SET TASK
Write the entries out again exactly as they stand, but without the pictures.

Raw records
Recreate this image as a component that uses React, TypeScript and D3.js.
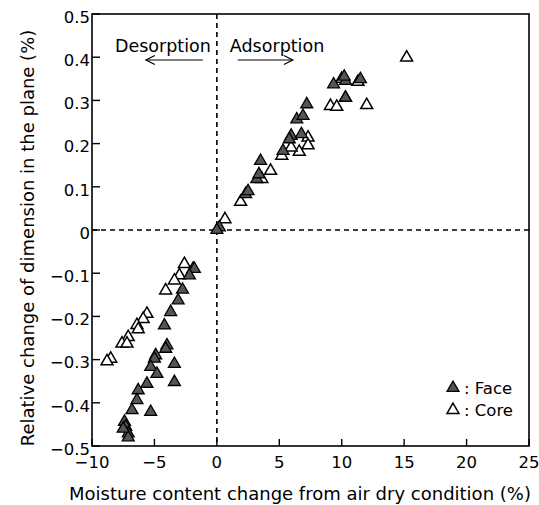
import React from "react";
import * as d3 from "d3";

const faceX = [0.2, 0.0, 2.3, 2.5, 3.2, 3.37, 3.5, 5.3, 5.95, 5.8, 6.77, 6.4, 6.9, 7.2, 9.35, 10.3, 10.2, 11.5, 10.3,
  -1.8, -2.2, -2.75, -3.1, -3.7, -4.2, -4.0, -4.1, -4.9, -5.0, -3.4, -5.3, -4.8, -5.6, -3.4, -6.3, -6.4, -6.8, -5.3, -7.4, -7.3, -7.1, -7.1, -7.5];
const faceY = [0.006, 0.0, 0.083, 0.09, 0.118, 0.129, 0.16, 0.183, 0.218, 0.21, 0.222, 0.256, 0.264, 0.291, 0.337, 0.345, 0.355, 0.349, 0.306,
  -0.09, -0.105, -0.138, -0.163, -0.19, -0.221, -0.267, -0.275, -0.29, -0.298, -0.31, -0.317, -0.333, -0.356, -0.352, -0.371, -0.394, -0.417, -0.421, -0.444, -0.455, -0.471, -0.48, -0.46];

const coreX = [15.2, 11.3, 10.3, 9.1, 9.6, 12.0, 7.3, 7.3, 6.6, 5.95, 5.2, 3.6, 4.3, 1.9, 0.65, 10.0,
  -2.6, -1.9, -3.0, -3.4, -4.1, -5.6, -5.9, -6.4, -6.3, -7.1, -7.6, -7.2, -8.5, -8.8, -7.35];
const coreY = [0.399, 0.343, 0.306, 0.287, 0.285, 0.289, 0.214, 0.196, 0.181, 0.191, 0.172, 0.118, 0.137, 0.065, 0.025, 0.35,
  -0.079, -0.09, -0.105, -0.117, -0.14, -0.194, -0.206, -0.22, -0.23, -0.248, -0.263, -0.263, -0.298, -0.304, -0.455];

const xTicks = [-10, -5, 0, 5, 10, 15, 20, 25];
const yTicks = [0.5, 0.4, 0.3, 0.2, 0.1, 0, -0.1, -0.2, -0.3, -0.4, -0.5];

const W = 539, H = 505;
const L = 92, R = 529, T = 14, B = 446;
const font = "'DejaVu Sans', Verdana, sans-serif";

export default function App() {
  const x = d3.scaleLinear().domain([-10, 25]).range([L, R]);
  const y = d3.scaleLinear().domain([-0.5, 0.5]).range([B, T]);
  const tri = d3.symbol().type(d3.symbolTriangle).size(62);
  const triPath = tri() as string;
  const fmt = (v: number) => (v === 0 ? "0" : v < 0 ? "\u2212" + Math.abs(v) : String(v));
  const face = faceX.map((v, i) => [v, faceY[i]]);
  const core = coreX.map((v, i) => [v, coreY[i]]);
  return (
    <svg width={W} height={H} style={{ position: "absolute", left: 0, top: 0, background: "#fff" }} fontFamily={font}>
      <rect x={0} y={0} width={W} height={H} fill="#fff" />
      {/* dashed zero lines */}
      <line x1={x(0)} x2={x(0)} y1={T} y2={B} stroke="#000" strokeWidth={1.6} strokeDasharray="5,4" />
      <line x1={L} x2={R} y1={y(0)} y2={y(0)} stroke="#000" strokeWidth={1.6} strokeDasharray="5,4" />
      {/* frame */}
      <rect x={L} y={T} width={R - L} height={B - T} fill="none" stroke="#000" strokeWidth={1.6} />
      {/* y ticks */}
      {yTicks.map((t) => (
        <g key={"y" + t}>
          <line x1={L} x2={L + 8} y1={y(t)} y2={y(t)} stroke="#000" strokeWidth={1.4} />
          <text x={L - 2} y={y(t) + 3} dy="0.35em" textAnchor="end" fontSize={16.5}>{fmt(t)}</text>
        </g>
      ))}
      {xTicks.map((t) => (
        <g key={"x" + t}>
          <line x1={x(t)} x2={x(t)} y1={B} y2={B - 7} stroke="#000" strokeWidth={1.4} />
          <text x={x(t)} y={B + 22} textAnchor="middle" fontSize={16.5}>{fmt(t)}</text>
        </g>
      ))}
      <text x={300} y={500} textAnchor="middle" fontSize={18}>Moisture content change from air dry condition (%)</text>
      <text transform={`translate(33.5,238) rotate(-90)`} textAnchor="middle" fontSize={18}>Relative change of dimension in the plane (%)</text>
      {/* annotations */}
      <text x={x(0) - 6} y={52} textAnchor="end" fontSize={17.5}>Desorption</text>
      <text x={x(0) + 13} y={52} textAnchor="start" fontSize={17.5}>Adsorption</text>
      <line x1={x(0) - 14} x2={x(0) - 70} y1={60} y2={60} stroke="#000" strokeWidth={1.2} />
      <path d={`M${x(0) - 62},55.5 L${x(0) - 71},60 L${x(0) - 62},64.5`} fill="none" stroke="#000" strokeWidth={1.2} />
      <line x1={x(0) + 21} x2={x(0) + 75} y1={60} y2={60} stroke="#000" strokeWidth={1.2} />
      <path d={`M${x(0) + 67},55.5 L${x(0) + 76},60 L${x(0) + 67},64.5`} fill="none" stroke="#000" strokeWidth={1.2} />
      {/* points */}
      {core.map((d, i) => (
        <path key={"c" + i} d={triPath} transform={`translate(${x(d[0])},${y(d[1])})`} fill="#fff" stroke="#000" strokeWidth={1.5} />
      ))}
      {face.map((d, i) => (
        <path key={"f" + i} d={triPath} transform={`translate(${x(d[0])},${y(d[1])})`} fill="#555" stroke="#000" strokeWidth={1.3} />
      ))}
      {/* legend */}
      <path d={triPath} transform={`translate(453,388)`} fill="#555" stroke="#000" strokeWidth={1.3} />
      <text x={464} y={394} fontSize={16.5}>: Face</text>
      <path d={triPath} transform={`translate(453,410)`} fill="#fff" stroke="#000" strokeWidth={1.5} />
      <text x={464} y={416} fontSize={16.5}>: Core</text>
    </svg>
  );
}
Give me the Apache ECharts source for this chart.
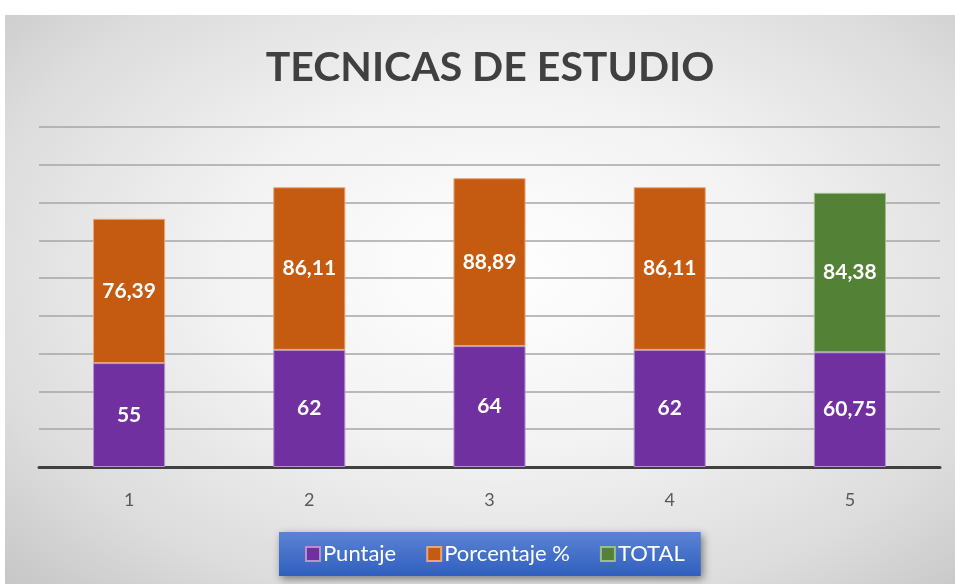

SOLUTION FOR THIS EXERCISE
Recreate this image as a component that uses React, TypeScript and D3.js.
import React from "react";
import * as d3 from "d3";

const faceX = [0.2, 0.0, 2.3, 2.5, 3.2, 3.37, 3.5, 5.3, 5.95, 5.8, 6.77, 6.4, 6.9, 7.2, 9.35, 10.3, 10.2, 11.5, 10.3,
  -1.8, -2.2, -2.75, -3.1, -3.7, -4.2, -4.0, -4.1, -4.9, -5.0, -3.4, -5.3, -4.8, -5.6, -3.4, -6.3, -6.4, -6.8, -5.3, -7.4, -7.3, -7.1, -7.1, -7.5];
const faceY = [0.006, 0.0, 0.083, 0.09, 0.118, 0.129, 0.16, 0.183, 0.218, 0.21, 0.222, 0.256, 0.264, 0.291, 0.337, 0.345, 0.355, 0.349, 0.306,
  -0.09, -0.105, -0.138, -0.163, -0.19, -0.221, -0.267, -0.275, -0.29, -0.298, -0.31, -0.317, -0.333, -0.356, -0.352, -0.371, -0.394, -0.417, -0.421, -0.444, -0.455, -0.471, -0.48, -0.46];

const coreX = [15.2, 11.3, 10.3, 9.1, 9.6, 12.0, 7.3, 7.3, 6.6, 5.95, 5.2, 3.6, 4.3, 1.9, 0.65, 10.0,
  -2.6, -1.9, -3.0, -3.4, -4.1, -5.6, -5.9, -6.4, -6.3, -7.1, -7.6, -7.2, -8.5, -8.8, -7.35];
const coreY = [0.399, 0.343, 0.306, 0.287, 0.285, 0.289, 0.214, 0.196, 0.181, 0.191, 0.172, 0.118, 0.137, 0.065, 0.025, 0.35,
  -0.079, -0.09, -0.105, -0.117, -0.14, -0.194, -0.206, -0.22, -0.23, -0.248, -0.263, -0.263, -0.298, -0.304, -0.455];

const xTicks = [-10, -5, 0, 5, 10, 15, 20, 25];
const yTicks = [0.5, 0.4, 0.3, 0.2, 0.1, 0, -0.1, -0.2, -0.3, -0.4, -0.5];

const W = 539, H = 505;
const L = 92, R = 529, T = 14, B = 446;
const font = "'DejaVu Sans', Verdana, sans-serif";

export default function App() {
  const x = d3.scaleLinear().domain([-10, 25]).range([L, R]);
  const y = d3.scaleLinear().domain([-0.5, 0.5]).range([B, T]);
  const tri = d3.symbol().type(d3.symbolTriangle).size(62);
  const triPath = tri() as string;
  const fmt = (v: number) => (v === 0 ? "0" : v < 0 ? "\u2212" + Math.abs(v) : String(v));
  const face = faceX.map((v, i) => [v, faceY[i]]);
  const core = coreX.map((v, i) => [v, coreY[i]]);
  return (
    <svg width={W} height={H} style={{ position: "absolute", left: 0, top: 0, background: "#fff" }} fontFamily={font}>
      <rect x={0} y={0} width={W} height={H} fill="#fff" />
      {/* dashed zero lines */}
      <line x1={x(0)} x2={x(0)} y1={T} y2={B} stroke="#000" strokeWidth={1.6} strokeDasharray="5,4" />
      <line x1={L} x2={R} y1={y(0)} y2={y(0)} stroke="#000" strokeWidth={1.6} strokeDasharray="5,4" />
      {/* frame */}
      <rect x={L} y={T} width={R - L} height={B - T} fill="none" stroke="#000" strokeWidth={1.6} />
      {/* y ticks */}
      {yTicks.map((t) => (
        <g key={"y" + t}>
          <line x1={L} x2={L + 8} y1={y(t)} y2={y(t)} stroke="#000" strokeWidth={1.4} />
          <text x={L - 2} y={y(t) + 3} dy="0.35em" textAnchor="end" fontSize={16.5}>{fmt(t)}</text>
        </g>
      ))}
      {xTicks.map((t) => (
        <g key={"x" + t}>
          <line x1={x(t)} x2={x(t)} y1={B} y2={B - 7} stroke="#000" strokeWidth={1.4} />
          <text x={x(t)} y={B + 22} textAnchor="middle" fontSize={16.5}>{fmt(t)}</text>
        </g>
      ))}
      <text x={300} y={500} textAnchor="middle" fontSize={18}>Moisture content change from air dry condition (%)</text>
      <text transform={`translate(33.5,238) rotate(-90)`} textAnchor="middle" fontSize={18}>Relative change of dimension in the plane (%)</text>
      {/* annotations */}
      <text x={x(0) - 6} y={52} textAnchor="end" fontSize={17.5}>Desorption</text>
      <text x={x(0) + 13} y={52} textAnchor="start" fontSize={17.5}>Adsorption</text>
      <line x1={x(0) - 14} x2={x(0) - 70} y1={60} y2={60} stroke="#000" strokeWidth={1.2} />
      <path d={`M${x(0) - 62},55.5 L${x(0) - 71},60 L${x(0) - 62},64.5`} fill="none" stroke="#000" strokeWidth={1.2} />
      <line x1={x(0) + 21} x2={x(0) + 75} y1={60} y2={60} stroke="#000" strokeWidth={1.2} />
      <path d={`M${x(0) + 67},55.5 L${x(0) + 76},60 L${x(0) + 67},64.5`} fill="none" stroke="#000" strokeWidth={1.2} />
      {/* points */}
      {core.map((d, i) => (
        <path key={"c" + i} d={triPath} transform={`translate(${x(d[0])},${y(d[1])})`} fill="#fff" stroke="#000" strokeWidth={1.5} />
      ))}
      {face.map((d, i) => (
        <path key={"f" + i} d={triPath} transform={`translate(${x(d[0])},${y(d[1])})`} fill="#555" stroke="#000" strokeWidth={1.3} />
      ))}
      {/* legend */}
      <path d={triPath} transform={`translate(453,388)`} fill="#555" stroke="#000" strokeWidth={1.3} />
      <text x={464} y={394} fontSize={16.5}>: Face</text>
      <path d={triPath} transform={`translate(453,410)`} fill="#fff" stroke="#000" strokeWidth={1.5} />
      <text x={464} y={416} fontSize={16.5}>: Core</text>
    </svg>
  );
}
Give me the Apache ECharts source for this chart.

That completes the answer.